Not only Res singulae could be given as a legacy, but also a part of a universitas of things (universarum rerum) could be so given; thus the heres might be directed to share a half or any other part of the hereditas with another, which was called partitio (Cic. de Leg. II.20, pro Caecin. 4; Ulp. Frag. tit. 24 s25). By the jus civile there might be a legacy of a ususfructus of those things which were capable of being used and enjoyed without detriment to the things. By a senatusconsultum there might be a legacy of the abusus of those things which were consumed in the use, as money, wine, oil, wheat, but the legatarius had to give security for the restoration of the same quantity or the same value, when his right to the enjoyment ceased. This technical meaning of abusus, that is, the use of things which are consumed in the use, is contrasted with ususfructus by Cicero (Top. 3; Ueber das alter des quasi-ususfructus, von Puchta, Rheinisches Mus. III p82, and Puchta, Instit. II § 255).
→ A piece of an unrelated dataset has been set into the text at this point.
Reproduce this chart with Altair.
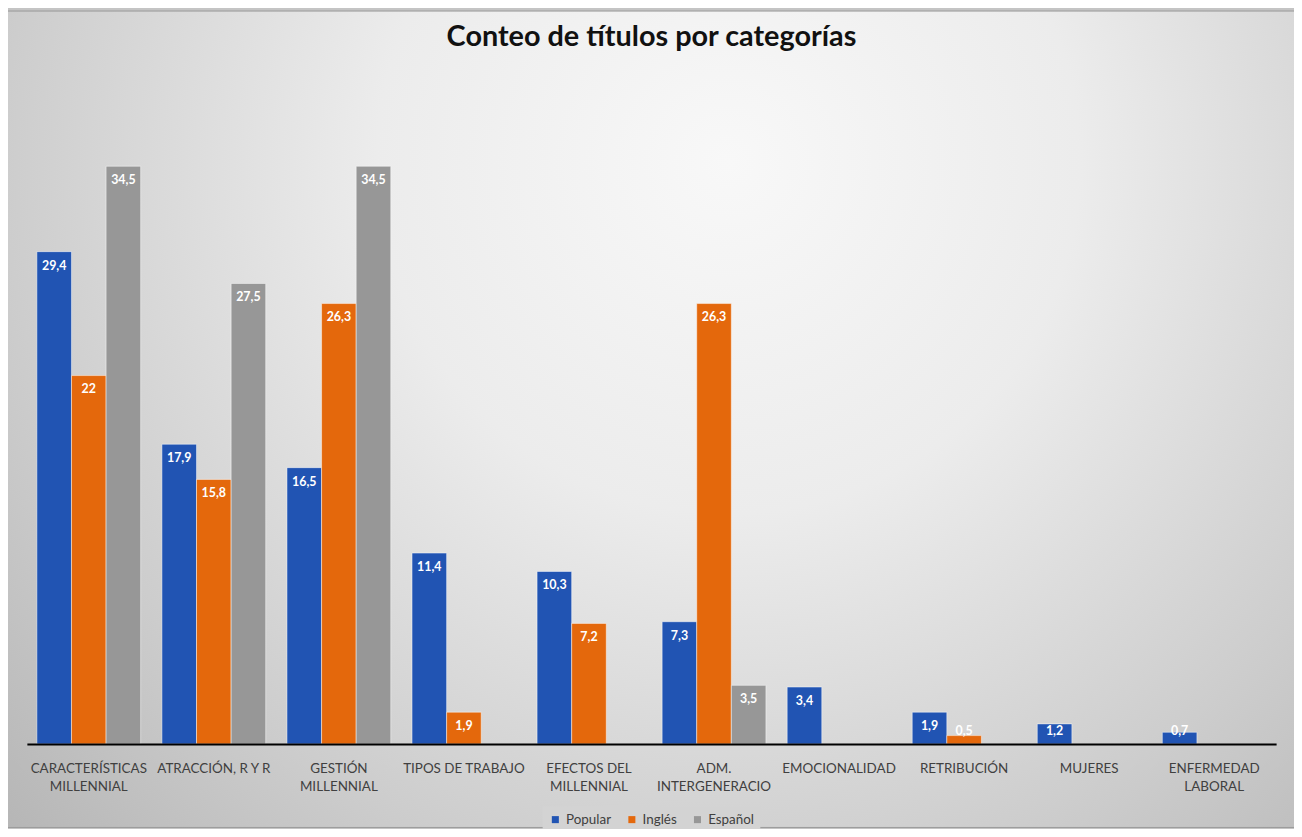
import altair as alt
import pandas as pd

categories = ["CARACTERÍSTICAS|MILLENNIAL", "ATRACCIÓN, R Y R", "GESTIÓN|MILLENNIAL",
              "TIPOS DE TRABAJO", "EFECTOS DEL|MILLENNIAL", "ADM.|INTERGENERACIO",
              "EMOCIONALIDAD", "RETRIBUCIÓN", "MUJERES", "ENFERMEDAD|LABORAL"]
series = ["Popular", "Inglés", "Español"]
popular = [29.4, 17.9, 16.5, 11.4, 10.3, 7.3, 3.4, 1.9, 1.2, 0.7]
ingles = [22, 15.8, 26.3, 1.9, 7.2, 26.3, None, 0.5, None, None]
espanol = [34.5, 27.5, 34.5, None, None, 3.5, None, None, None, None]
colors = ["#2154b3", "#e4680c", "#979797"]
title_text = "Conteo de títulos por categorías"

rows = []
for name, vals in zip(series, [popular, ingles, espanol]):
    for c, v in zip(categories, vals):
        if v is not None:
            rows.append({"cat": c, "serie": name, "valor": v})
df = pd.DataFrame(rows)

W, H = 1257, 674
PL, PT, PR, PB = 19, 64, 18, 83

bg = alt.Chart(alt.Data(values=[{"a": 1}])).mark_rect(
    fill=alt.RadialGradient(
        gradient="radial",
        stops=[alt.GradientStop(color="#f8f8f8", offset=0),
               alt.GradientStop(color="#ececec", offset=0.35),
               alt.GradientStop(color="#cdcdcd", offset=0.72),
               alt.GradientStop(color="#b4b4b4", offset=1)],
        x1=0.56, y1=0.3, r1=0, x2=0.56, y2=0.3, r2=0.78),
    stroke="#9a9a9a", strokeWidth=1
).encode(
    x=alt.value(-PL - 1), x2=alt.value(W + PR + 1),
    y=alt.value(-PT + 0.5), y2=alt.value(H + PB + 1)
)

title = alt.Chart(alt.Data(values=[{"t": title_text}])).mark_text(
    font="Lato", fontSize=29, fontWeight="bold", color="#111111",
    baseline="middle", align="center"
).encode(x=alt.value(W / 2), y=alt.value(-37), text="t:N")

xenc = alt.X("cat:N", sort=categories,
             scale=alt.Scale(paddingInner=0.17, paddingOuter=0.08),
             axis=alt.Axis(title=None, labelAngle=0, ticks=False, domainColor="black",
                           domainWidth=2, labelExpr="split(datum.label, '|')",
                           labelPadding=18, labelFontSize=13.5, labelColor="#404040",
                           labelFont="Lato", labelLineHeight=18, labelOverlap=False,
                           labelLimit=0, zindex=2))
yscale = alt.Scale(domain=[0, 40])
off = alt.XOffset("serie:N", sort=series, scale=alt.Scale(paddingInner=0, paddingOuter=0))

bars = alt.Chart(df).mark_bar(stroke="white", strokeWidth=0.8, strokeOpacity=0.6).encode(
    x=xenc,
    xOffset=off,
    y=alt.Y("valor:Q", scale=yscale, axis=None),
    color=alt.Color("serie:N", sort=series,
                    scale=alt.Scale(domain=series, range=colors),
                    legend=alt.Legend(title=None, orient="none", direction="horizontal",
                                      legendX=519, legendY=737, fillColor="#d3d3d3",
                                      padding=6, symbolType="square", symbolSize=50,
                                      labelFontSize=13.5, labelFont="Lato",
                                      labelColor="#404040", columnPadding=14,
                                      symbolStrokeWidth=0, zindex=2))
)

labels = alt.Chart(df).transform_calculate(
    label="replace(format(datum.valor, '.3~g'), '.', ',')",
    labelY="max(datum.valor - 0.83, 0.77)"
).mark_text(color="white", font="Lato", fontWeight="bold", fontSize=12.5,
            baseline="middle").encode(
    x=xenc,
    xOffset=off,
    y=alt.Y("labelY:Q", scale=yscale, axis=None),
    text="label:N"
)

chart = alt.layer(bg, title, bars, labels).properties(
    width=W, height=H,
    autosize=alt.AutoSizeParams(type="none"),
    padding={"left": PL, "top": PT, "right": PR, "bottom": PB}
).configure_view(stroke=None).configure(background="#c4c4c4")

chart.save("out.html", embed_options={"renderer": "svg", "actions": False})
A legacy might be transferred to another person, or taken away (adimi) by another will or codicilli confirmed by a will; it might also be taken away by erasure of the gift from the will. Such a revocation of legacies (ademptio legatorum) seems to have been only effected in the way mentioned. The expression ademption of legacies in English law has a different meaning, and in the case of a specific thing corresponds to the Roman extinction of legacies, which took place if the testator disposed of the thing in his lifetime.

If a legatee died after the day on which the legatum had become his (post diem legati cedentem), it passed to his heres; or to use a phrase of English law, the legacy was vested. The phrase "dies legati cedit" accordingly means "the time is come at which the legacy belongs to the legatee," though the time may not have come when he is entitled to receive it; and "dies venit" denotes the arrival of the day on which it can be demanded (Dig. 50 tit. 16 s213). If the legacy was left conditionally there was no vesting till the condition was fulfilled. By the old law, legacies which were left unconditionally or from a time named (in diem certum) were vested from the time of the testator's death; but by the Lex Papia they vested from the time of the opening of the will. The legacy might vest immediately on the death of the testator and yet the testator might defer the time of payment (Dig. 36 tit. 2 s21). A legacy might also be left on a condition of time only, as a legacy to Titius when or if he should attain the age of fourteen years, in which case the words when and if were considered equivalent, a decision which has been adopted in English law, in cases in which there is nothing in the will which gives the words "when" or "if" a different signification (Dig. 36 tit. 2 s5, 22; Hanson v. Graham, 6 Ves. p243).